** Start of SOURCE EXCERPT **
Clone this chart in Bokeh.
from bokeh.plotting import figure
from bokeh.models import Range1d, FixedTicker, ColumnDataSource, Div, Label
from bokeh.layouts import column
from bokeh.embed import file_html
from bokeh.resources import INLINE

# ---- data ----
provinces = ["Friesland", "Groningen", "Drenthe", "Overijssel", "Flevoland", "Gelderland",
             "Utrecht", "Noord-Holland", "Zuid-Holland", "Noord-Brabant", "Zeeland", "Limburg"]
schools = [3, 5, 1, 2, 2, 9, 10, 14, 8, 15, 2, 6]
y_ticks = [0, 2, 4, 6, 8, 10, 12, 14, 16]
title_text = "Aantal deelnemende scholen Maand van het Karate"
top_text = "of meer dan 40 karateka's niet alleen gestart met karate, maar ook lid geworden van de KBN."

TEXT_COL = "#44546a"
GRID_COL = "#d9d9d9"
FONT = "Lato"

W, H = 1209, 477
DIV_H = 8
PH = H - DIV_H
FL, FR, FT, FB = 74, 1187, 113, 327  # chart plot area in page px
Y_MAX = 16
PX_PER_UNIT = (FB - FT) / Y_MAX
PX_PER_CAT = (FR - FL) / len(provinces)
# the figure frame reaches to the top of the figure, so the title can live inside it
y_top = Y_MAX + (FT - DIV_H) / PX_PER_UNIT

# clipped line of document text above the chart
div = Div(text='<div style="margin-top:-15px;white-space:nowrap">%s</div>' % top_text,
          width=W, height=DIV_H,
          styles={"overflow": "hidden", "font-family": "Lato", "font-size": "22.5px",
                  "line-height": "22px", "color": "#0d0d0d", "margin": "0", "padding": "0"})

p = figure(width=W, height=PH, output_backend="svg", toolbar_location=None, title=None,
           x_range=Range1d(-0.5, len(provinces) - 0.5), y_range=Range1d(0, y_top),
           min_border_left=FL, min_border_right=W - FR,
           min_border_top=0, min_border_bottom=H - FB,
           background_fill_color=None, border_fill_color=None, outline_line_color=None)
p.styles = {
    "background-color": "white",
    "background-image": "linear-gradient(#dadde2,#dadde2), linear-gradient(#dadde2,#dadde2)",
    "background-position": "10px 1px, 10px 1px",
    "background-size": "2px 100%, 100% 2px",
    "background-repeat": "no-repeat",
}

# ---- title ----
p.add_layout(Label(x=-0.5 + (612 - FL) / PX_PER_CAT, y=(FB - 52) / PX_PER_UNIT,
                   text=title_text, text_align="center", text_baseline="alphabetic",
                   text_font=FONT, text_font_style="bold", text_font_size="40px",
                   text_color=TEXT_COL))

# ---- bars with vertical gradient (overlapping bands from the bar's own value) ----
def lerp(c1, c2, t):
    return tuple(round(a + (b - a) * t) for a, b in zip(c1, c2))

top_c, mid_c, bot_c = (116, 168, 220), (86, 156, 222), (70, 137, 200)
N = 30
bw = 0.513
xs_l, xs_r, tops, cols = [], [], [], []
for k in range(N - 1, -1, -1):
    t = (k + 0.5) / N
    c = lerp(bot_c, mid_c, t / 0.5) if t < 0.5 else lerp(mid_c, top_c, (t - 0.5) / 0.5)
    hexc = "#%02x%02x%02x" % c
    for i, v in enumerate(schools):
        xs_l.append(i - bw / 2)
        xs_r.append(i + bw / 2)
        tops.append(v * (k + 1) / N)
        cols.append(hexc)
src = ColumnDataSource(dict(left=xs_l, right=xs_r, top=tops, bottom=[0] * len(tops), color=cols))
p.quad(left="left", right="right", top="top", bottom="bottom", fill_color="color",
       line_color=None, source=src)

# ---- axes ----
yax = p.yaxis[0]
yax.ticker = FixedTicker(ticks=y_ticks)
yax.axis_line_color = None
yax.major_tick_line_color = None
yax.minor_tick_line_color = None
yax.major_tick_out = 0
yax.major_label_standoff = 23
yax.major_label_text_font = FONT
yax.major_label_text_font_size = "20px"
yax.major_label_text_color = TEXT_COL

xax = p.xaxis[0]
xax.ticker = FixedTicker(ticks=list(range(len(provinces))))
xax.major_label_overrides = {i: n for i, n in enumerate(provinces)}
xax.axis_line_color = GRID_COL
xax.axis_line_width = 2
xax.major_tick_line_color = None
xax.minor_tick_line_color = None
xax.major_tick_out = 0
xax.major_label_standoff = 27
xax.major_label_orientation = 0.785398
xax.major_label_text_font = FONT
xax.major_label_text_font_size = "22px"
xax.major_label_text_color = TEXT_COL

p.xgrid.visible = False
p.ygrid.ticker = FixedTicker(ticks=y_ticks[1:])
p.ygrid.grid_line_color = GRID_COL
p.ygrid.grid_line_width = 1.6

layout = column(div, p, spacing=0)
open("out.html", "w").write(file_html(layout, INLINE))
** End of SOURCE EXCERPT **
YOUR OBJECTIVE - Every line of the data above should be reproduced word for word.

FULL SOLUTION -
Clone this chart in Bokeh.
from bokeh.plotting import figure
from bokeh.models import Range1d, FixedTicker, ColumnDataSource, Div, Label
from bokeh.layouts import column
from bokeh.embed import file_html
from bokeh.resources import INLINE

# ---- data ----
provinces = ["Friesland", "Groningen", "Drenthe", "Overijssel", "Flevoland", "Gelderland",
             "Utrecht", "Noord-Holland", "Zuid-Holland", "Noord-Brabant", "Zeeland", "Limburg"]
schools = [3, 5, 1, 2, 2, 9, 10, 14, 8, 15, 2, 6]
y_ticks = [0, 2, 4, 6, 8, 10, 12, 14, 16]
title_text = "Aantal deelnemende scholen Maand van het Karate"
top_text = "of meer dan 40 karateka's niet alleen gestart met karate, maar ook lid geworden van de KBN."

TEXT_COL = "#44546a"
GRID_COL = "#d9d9d9"
FONT = "Lato"

W, H = 1209, 477
DIV_H = 8
PH = H - DIV_H
FL, FR, FT, FB = 74, 1187, 113, 327  # chart plot area in page px
Y_MAX = 16
PX_PER_UNIT = (FB - FT) / Y_MAX
PX_PER_CAT = (FR - FL) / len(provinces)
# the figure frame reaches to the top of the figure, so the title can live inside it
y_top = Y_MAX + (FT - DIV_H) / PX_PER_UNIT

# clipped line of document text above the chart
div = Div(text='<div style="margin-top:-15px;white-space:nowrap">%s</div>' % top_text,
          width=W, height=DIV_H,
          styles={"overflow": "hidden", "font-family": "Lato", "font-size": "22.5px",
                  "line-height": "22px", "color": "#0d0d0d", "margin": "0", "padding": "0"})

p = figure(width=W, height=PH, output_backend="svg", toolbar_location=None, title=None,
           x_range=Range1d(-0.5, len(provinces) - 0.5), y_range=Range1d(0, y_top),
           min_border_left=FL, min_border_right=W - FR,
           min_border_top=0, min_border_bottom=H - FB,
           background_fill_color=None, border_fill_color=None, outline_line_color=None)
p.styles = {
    "background-color": "white",
    "background-image": "linear-gradient(#dadde2,#dadde2), linear-gradient(#dadde2,#dadde2)",
    "background-position": "10px 1px, 10px 1px",
    "background-size": "2px 100%, 100% 2px",
    "background-repeat": "no-repeat",
}

# ---- title ----
p.add_layout(Label(x=-0.5 + (612 - FL) / PX_PER_CAT, y=(FB - 52) / PX_PER_UNIT,
                   text=title_text, text_align="center", text_baseline="alphabetic",
                   text_font=FONT, text_font_style="bold", text_font_size="40px",
                   text_color=TEXT_COL))

# ---- bars with vertical gradient (overlapping bands from the bar's own value) ----
def lerp(c1, c2, t):
    return tuple(round(a + (b - a) * t) for a, b in zip(c1, c2))

top_c, mid_c, bot_c = (116, 168, 220), (86, 156, 222), (70, 137, 200)
N = 30
bw = 0.513
xs_l, xs_r, tops, cols = [], [], [], []
for k in range(N - 1, -1, -1):
    t = (k + 0.5) / N
    c = lerp(bot_c, mid_c, t / 0.5) if t < 0.5 else lerp(mid_c, top_c, (t - 0.5) / 0.5)
    hexc = "#%02x%02x%02x" % c
    for i, v in enumerate(schools):
        xs_l.append(i - bw / 2)
        xs_r.append(i + bw / 2)
        tops.append(v * (k + 1) / N)
        cols.append(hexc)
src = ColumnDataSource(dict(left=xs_l, right=xs_r, top=tops, bottom=[0] * len(tops), color=cols))
p.quad(left="left", right="right", top="top", bottom="bottom", fill_color="color",
       line_color=None, source=src)

# ---- axes ----
yax = p.yaxis[0]
yax.ticker = FixedTicker(ticks=y_ticks)
yax.axis_line_color = None
yax.major_tick_line_color = None
yax.minor_tick_line_color = None
yax.major_tick_out = 0
yax.major_label_standoff = 23
yax.major_label_text_font = FONT
yax.major_label_text_font_size = "20px"
yax.major_label_text_color = TEXT_COL

xax = p.xaxis[0]
xax.ticker = FixedTicker(ticks=list(range(len(provinces))))
xax.major_label_overrides = {i: n for i, n in enumerate(provinces)}
xax.axis_line_color = GRID_COL
xax.axis_line_width = 2
xax.major_tick_line_color = None
xax.minor_tick_line_color = None
xax.major_tick_out = 0
xax.major_label_standoff = 27
xax.major_label_orientation = 0.785398
xax.major_label_text_font = FONT
xax.major_label_text_font_size = "22px"
xax.major_label_text_color = TEXT_COL

p.xgrid.visible = False
p.ygrid.ticker = FixedTicker(ticks=y_ticks[1:])
p.ygrid.grid_line_color = GRID_COL
p.ygrid.grid_line_width = 1.6

layout = column(div, p, spacing=0)
open("out.html", "w").write(file_html(layout, INLINE))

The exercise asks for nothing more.